Specificity, or true negative rate, measures how well dataset 1 correctly identifies open water. It answers: of all open-water pixels in dataset 2, what fraction are also labeled as open water by dataset 1? \[ \text{Specificity} = \frac{TN}{TN + FP}. \] High specificity means few water pixels are incorrectly flagged as ice (low $FP$). When $TN + FP = 0$, specificity is undefined and reported as NaN.

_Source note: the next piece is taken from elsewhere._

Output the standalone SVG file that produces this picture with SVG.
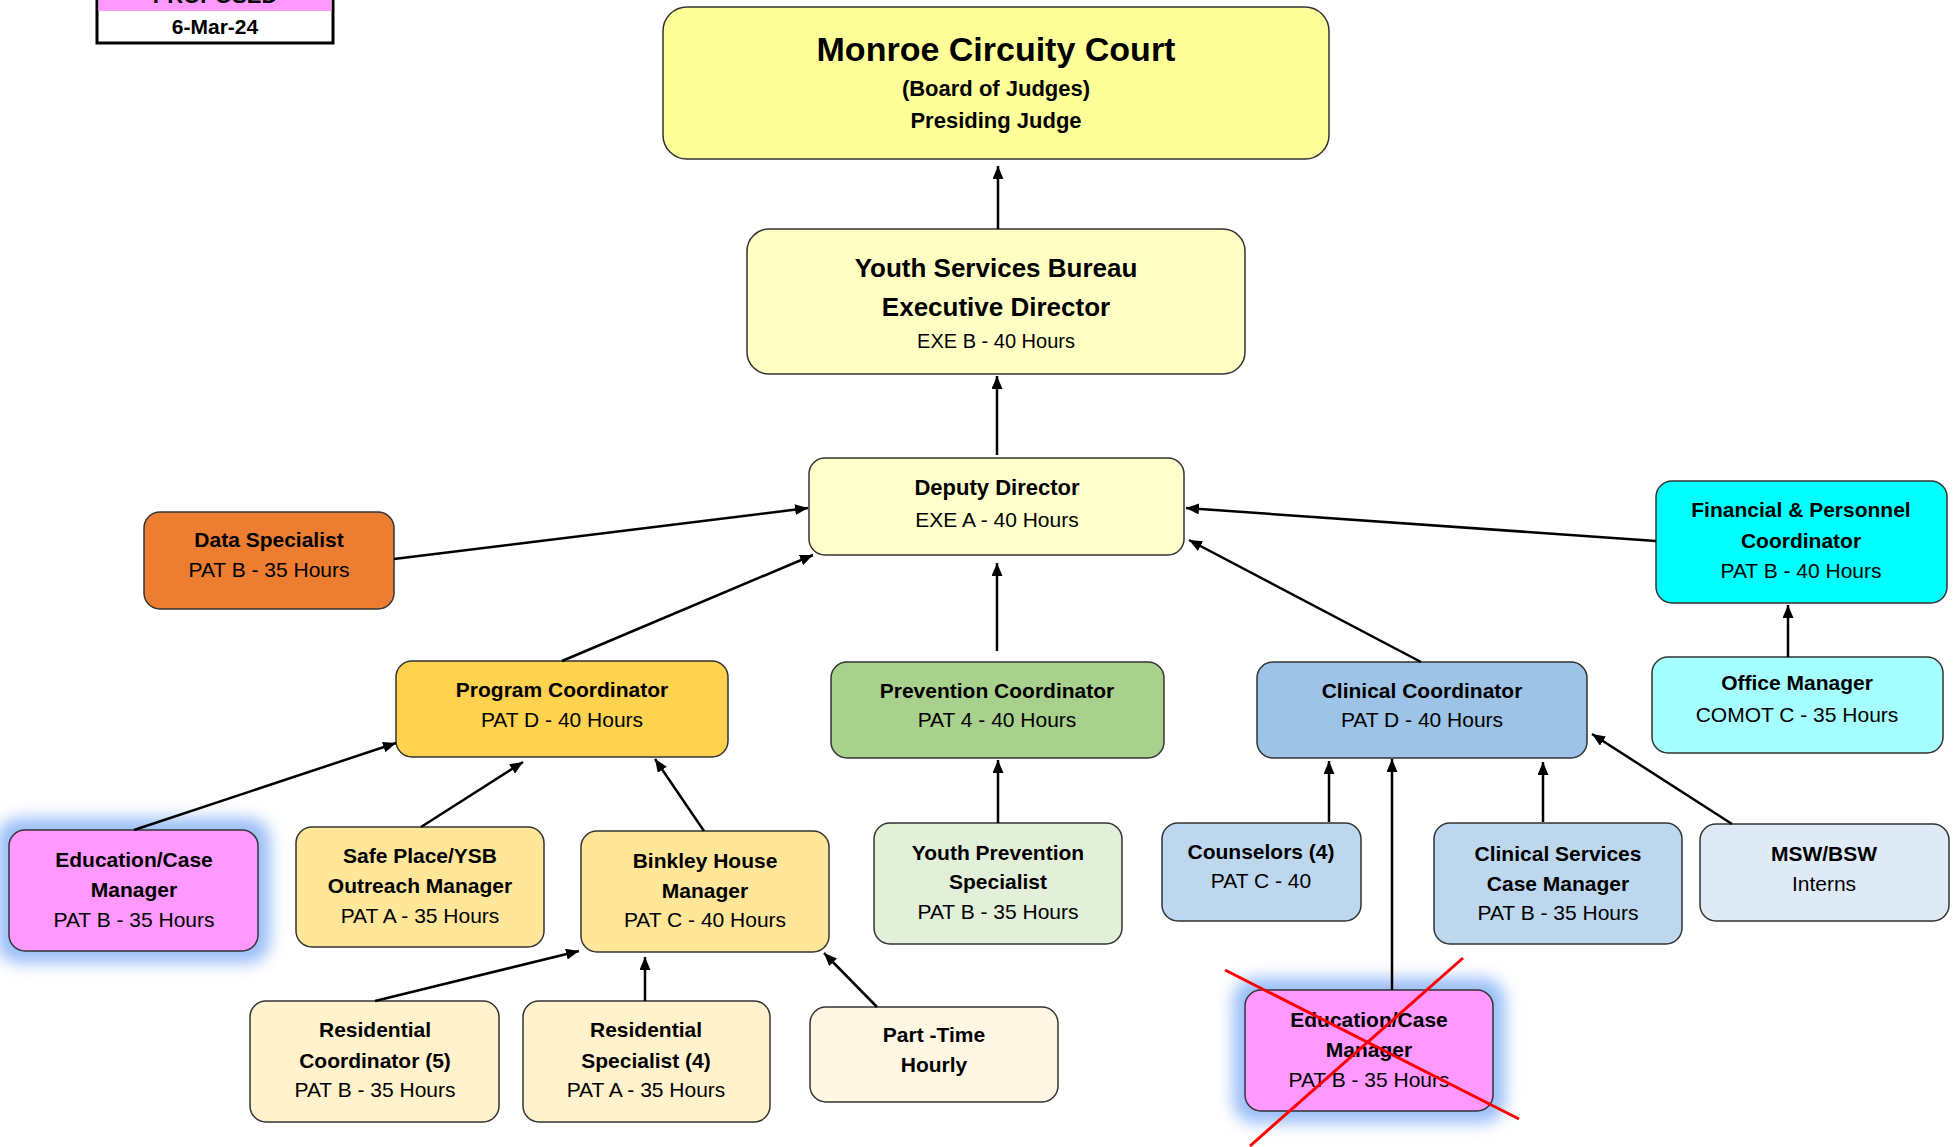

F1 denominator (precision + recall)

The intermediate variable \texttt{f1\_den} is simply the sum of precision and recall: \[ \text{f1\_den} = \text{Precision} + \text{Recall}. \] It appears in the denominator of the F1 score. When this sum is zero or not finite, the F1 score cannot be computed and is reported as NaN.

F1 Score

The F1 score is the harmonic mean of precision and recall, providing a single measure that balances both false positives and false negatives: \[ F_1 = \frac{2\,\text{Precision}\,\text{Recall}}{\text{Precision} + \text{Recall}}. \] The F1 score is high only when both precision and recall are high. It is especially useful when the classes (ice vs open water) are imbalanced. When $\text{Precision} + \text{Recall} = 0$, the F1 score is undefined and reported as NaN.

Balanced Accuracy

Balanced accuracy averages the performance on the positive class (ice) and the negative class (open water) by combining recall (sensitivity) and specificity. It is defined as \[ \text{Balanced Accuracy} = \frac{\text{Recall} + \text{Specificity}}{2}. \] This metric is particularly useful when the number of ice and open-water pixels is highly imbalanced, preventing an over-optimistic assessment that can occur when one class dominates.